Nike's ad campaign featuring dissenting quarterback Colin Kaepernick has been a runaway success.
The company's stock closed at an all-time high last week. Online sales spiked. A backlash from crabby white boomers—please proceed to the comments section, gentlemen—probably helped the Beaverton sportswear giant with its target market: young people living in cities.
Last week, Nike CEO Mark Parker reportedly told Wall Street analysts that the Kaepernick campaign resulted in "record engagement with the brand."
The Portlanders who designed those ads may think Nike owes them a debt of gratitude.
A report by the New York Times this week says it was Portland ad agency Wieden + Kennedy that pressured Nike to make the quarterback the center of an ad campaign.

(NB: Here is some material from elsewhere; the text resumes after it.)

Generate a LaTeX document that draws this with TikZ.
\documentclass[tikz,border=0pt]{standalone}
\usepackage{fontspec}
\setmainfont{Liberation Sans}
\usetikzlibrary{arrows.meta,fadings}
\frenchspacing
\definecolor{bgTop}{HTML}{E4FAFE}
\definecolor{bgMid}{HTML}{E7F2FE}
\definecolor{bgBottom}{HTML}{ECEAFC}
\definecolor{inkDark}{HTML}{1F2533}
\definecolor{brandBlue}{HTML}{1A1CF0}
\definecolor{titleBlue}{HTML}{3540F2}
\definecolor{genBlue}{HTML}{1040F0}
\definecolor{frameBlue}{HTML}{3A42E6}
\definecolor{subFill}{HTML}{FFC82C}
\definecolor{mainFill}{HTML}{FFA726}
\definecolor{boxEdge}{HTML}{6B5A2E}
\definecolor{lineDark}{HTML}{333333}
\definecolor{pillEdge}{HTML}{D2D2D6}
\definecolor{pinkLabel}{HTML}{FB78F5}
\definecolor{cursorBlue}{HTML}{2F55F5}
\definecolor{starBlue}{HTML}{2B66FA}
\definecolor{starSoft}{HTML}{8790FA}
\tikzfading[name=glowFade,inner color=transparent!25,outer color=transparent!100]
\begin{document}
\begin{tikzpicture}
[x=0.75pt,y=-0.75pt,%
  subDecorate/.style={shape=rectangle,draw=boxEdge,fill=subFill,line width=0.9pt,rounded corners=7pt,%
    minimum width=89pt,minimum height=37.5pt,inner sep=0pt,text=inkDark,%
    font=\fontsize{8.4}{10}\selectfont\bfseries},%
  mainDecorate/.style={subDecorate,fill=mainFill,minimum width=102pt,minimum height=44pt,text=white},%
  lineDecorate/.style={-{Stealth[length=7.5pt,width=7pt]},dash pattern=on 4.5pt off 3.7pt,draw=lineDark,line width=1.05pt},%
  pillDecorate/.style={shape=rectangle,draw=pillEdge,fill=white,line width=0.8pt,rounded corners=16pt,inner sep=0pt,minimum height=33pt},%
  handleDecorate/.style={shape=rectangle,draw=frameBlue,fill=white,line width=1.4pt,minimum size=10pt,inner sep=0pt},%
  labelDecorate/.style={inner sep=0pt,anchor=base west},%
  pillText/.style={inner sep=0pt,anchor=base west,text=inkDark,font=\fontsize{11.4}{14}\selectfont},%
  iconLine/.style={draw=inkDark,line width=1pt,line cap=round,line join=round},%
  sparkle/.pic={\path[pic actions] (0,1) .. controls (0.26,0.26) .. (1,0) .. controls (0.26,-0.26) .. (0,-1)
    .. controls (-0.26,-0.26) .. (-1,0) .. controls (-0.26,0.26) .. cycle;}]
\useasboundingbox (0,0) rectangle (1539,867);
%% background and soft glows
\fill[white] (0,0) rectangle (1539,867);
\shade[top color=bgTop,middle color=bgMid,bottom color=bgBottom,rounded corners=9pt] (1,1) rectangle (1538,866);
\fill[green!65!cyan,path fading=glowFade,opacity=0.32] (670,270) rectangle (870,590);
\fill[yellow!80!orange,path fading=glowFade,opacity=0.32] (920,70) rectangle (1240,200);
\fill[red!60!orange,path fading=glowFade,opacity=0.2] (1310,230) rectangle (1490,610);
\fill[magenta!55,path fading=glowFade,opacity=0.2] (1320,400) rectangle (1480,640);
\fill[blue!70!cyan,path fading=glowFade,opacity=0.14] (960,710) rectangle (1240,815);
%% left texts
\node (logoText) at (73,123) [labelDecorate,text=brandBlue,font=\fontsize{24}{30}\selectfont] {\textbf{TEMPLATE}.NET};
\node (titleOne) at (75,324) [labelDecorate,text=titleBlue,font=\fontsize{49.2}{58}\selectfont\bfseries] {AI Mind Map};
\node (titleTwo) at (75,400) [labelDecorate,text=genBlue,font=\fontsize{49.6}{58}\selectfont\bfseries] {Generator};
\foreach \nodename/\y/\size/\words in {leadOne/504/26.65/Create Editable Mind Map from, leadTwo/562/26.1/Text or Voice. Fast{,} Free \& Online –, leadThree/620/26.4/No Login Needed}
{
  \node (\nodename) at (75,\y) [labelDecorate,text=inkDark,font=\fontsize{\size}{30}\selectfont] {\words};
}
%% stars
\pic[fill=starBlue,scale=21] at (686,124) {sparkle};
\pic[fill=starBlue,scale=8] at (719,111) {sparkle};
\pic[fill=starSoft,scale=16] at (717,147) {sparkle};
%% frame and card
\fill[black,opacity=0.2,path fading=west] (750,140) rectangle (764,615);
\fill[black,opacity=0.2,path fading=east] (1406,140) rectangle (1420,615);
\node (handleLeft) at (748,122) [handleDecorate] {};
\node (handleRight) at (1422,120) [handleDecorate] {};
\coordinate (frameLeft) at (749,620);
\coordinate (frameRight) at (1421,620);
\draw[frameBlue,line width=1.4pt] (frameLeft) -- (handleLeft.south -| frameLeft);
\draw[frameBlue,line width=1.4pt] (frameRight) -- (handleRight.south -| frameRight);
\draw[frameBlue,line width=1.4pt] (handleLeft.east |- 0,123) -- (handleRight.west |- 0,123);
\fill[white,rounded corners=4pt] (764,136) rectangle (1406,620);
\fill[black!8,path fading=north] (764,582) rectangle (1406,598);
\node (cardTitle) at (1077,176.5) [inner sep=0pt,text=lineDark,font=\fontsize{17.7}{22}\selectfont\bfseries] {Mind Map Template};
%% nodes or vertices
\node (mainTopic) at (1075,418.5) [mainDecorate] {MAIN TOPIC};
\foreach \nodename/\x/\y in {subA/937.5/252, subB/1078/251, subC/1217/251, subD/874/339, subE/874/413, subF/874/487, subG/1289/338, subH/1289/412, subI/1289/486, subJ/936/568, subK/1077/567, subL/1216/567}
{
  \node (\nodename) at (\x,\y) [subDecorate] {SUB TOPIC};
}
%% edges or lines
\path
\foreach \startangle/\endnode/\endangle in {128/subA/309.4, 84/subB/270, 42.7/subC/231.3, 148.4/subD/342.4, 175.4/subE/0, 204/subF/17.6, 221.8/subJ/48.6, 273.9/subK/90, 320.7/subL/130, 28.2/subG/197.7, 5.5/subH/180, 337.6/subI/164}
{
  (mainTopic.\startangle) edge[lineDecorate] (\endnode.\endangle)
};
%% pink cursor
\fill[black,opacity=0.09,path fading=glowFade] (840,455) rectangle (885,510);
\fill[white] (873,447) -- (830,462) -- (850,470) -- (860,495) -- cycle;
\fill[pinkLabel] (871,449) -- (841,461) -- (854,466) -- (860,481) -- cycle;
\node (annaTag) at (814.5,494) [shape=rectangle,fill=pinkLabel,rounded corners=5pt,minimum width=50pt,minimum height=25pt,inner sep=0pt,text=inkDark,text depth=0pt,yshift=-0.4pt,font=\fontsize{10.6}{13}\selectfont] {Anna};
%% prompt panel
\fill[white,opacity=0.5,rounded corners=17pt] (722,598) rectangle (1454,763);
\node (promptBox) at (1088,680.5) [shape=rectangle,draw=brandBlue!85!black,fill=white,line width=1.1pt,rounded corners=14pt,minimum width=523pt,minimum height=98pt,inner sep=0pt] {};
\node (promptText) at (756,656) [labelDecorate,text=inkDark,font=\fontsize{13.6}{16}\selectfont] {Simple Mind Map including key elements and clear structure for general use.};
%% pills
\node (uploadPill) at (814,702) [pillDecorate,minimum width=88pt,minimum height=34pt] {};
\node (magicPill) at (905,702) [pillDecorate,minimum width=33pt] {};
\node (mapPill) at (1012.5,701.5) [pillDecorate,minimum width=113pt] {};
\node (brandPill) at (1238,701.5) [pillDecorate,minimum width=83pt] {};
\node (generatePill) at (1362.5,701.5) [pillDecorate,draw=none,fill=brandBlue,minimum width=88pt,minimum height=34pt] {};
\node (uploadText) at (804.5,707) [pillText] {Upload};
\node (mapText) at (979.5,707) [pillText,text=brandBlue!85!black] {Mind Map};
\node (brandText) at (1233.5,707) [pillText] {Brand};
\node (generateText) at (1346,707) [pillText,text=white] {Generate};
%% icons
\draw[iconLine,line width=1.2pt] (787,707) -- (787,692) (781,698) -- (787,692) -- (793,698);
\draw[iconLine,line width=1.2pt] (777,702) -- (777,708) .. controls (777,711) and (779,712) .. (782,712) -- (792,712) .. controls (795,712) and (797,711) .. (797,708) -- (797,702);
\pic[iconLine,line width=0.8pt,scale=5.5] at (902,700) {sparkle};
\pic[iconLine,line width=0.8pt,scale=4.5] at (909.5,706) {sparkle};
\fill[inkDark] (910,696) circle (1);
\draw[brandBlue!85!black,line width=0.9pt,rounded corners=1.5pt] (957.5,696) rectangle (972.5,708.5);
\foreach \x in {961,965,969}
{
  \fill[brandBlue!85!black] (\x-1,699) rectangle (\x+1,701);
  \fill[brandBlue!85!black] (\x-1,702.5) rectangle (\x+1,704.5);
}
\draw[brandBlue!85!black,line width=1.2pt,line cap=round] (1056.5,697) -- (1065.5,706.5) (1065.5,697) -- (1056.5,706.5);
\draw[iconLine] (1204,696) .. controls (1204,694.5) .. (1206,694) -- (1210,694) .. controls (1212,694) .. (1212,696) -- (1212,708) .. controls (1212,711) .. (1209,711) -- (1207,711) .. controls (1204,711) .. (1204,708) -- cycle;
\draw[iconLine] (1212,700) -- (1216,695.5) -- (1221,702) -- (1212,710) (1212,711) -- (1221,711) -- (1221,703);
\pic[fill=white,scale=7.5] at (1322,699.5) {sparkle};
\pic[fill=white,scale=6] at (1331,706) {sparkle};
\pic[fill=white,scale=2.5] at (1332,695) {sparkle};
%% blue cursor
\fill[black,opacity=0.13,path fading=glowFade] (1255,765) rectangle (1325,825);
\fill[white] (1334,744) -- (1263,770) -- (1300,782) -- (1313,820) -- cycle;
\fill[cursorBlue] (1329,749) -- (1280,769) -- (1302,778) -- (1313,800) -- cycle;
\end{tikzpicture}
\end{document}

The story, which lays out a detailed timeline of Kaepernick's evolution from exile to icon, contains the first details about who should get credit for making Kaepernick a socially potent pitchman. The story says Nike nearly dropped Kaepernick from its roster of endorsers last year, until one executive quashed that idea. It also says Wieden + Kennedy, which manages the Nike account from Portland's Pearl District, came to the shoe giant this year with an idea for how to get Kaepernick off the bench.
"The advertising firm, which forged its reputation back in the 1980s when it crafted Nike's Michael Jordan ads with Spike Lee, made it clear that Kaepernick could provide real value," the Times story says. "With the NFL set to become a less important partner and its deal with the league locked up until 2028, Nike decided to listen."
Wieden + Kennedy has referred all questions about its work on the Kaepernick ads to Nike. Nike has declined to discuss with WW the details of Wieden + Kennedy's role. But a W+K designer based in Portland has placed a statement about the campaign on his website. It reads, in full:
This is a gargantuan project. W + K pushed to use Colin Kaepernick as the face of the 30th anniversary Just Do It campaign. Nike agreed to it. We made it. Colin posted it. People lost it.
In the first week after the campaign's release, Nike's online sales went up 31%. We were featured in Adweek, Adage, Buzzfeed, the NYT website, CBS News, Deadspin, Fox News, and many more. We were trending on twitter with 1.3mm tweets in the first 24 hours. Sometimes it's good to be good.
I laid out social, digital, and out of home posts, built key frames and helped sell the style of the spot, and continuously partnered with art directors to keep the campaign relevant and unified. Additionally, designed large format posters to be displayed at Nike WHQ.